I've been getting a full dose of modern art lately. I went to the exhibit "Pop to the Present" at the Cantor Arts Center at Stanford. Admission is always free and the museum houses a great collection. I loved the 4 Lichtenstein paintings that they had on display on a wall covered with his characteristic dots. I have an even greater appreciation for his work after finding out that many of the images are carved into wood and then stamped onto the paper. I could not believe the smooth and uniform coverage of his works. There were several other lesser known artists whose work I liked at the exhibit. Peter Milton is a contemporary artist who masterfully uses the technique etching, combining old scenes with some surreal, dream like elements. You have to see his work in person to truly appreciate just how intricate and powerful it is. I also liked the work by Elmer Bischoff, about an interior with city. They had one of his earlier pieces and then compared to the later work, it was fascinating to see just how much he had evolved as an artist. I prefer his later work.

I would skip the special exhibit that they have upstairs entitled "Splendid Grief"- it is an instillation of a Victorian room of grief and it was very dark and I found it almost creepy.

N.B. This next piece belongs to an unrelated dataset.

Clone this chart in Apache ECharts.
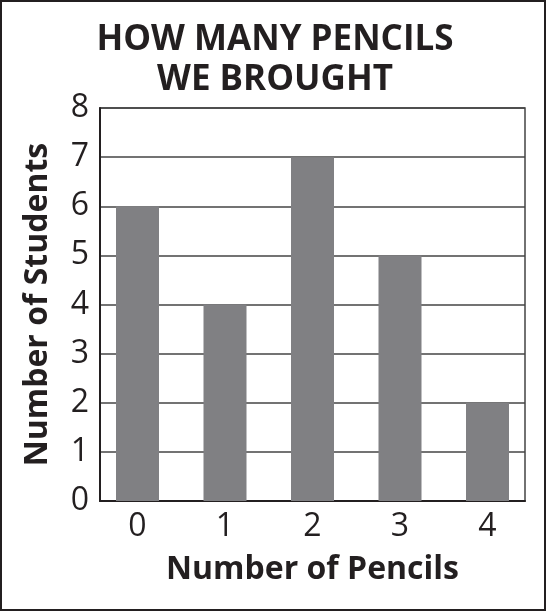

I am THRILLED that they have placed on display ALL of their Rodin sculptures. They have several outside the museum and now have several rooms filled with his work. It is the largest number of pieces that I have seen in one place minus the Rodin Museum in Paris. A definite must see. I learned that Rodin was rejected three times from one of the top art schools in Paris, so he had to take classes from a more craftsman/manufacturer perspective rather than fine art. This suggests to me that you do not have to go to the very best or top programs to be extremely successful; instead, hard work, effort, and belief in what you are doing is most important. And sometimes, people might not initially recognize your abilities and talents, but if you keep learning and improving your talents, you can have success. Maybe not as great as Rodin, but success.